__Exercise instructions__: In the listing below, count the lines containing the string "this" and state only the number.

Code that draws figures
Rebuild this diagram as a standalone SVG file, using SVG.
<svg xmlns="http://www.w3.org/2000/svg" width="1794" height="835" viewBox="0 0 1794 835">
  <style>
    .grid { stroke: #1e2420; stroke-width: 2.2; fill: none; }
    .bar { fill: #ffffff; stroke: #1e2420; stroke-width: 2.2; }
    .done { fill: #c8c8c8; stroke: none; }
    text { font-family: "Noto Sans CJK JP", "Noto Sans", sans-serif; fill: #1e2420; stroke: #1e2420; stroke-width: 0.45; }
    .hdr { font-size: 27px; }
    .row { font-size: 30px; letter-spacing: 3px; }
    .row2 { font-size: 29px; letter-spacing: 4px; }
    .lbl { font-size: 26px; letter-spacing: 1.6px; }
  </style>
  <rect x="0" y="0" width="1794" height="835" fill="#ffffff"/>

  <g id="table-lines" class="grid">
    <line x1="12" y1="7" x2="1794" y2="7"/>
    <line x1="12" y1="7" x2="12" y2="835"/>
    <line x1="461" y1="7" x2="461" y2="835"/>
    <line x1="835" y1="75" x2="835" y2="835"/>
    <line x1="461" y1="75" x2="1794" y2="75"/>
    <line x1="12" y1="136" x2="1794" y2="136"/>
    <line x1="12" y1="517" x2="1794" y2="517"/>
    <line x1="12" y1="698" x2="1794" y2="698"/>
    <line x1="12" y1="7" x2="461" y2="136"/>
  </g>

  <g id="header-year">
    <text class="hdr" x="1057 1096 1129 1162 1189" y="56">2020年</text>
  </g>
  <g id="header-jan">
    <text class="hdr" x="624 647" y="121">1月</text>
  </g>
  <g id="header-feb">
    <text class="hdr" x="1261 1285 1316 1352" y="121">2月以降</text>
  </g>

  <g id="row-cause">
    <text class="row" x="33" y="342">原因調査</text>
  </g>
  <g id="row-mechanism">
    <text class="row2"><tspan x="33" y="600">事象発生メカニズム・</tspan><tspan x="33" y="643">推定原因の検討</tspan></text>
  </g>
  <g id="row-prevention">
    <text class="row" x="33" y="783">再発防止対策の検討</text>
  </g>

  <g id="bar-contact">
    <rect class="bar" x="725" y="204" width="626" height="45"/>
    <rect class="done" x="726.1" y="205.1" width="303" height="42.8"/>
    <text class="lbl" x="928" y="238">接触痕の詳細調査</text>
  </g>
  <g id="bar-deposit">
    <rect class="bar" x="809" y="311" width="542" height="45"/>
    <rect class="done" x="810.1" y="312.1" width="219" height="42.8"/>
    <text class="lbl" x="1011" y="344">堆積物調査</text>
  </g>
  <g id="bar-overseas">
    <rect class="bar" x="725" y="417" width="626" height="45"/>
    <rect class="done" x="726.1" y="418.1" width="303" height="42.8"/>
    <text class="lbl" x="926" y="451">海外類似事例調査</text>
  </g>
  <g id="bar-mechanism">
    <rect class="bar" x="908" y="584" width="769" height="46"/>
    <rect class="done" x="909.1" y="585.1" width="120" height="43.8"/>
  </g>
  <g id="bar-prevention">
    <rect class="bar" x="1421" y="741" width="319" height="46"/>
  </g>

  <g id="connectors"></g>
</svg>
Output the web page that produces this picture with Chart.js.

__Right answer__: 2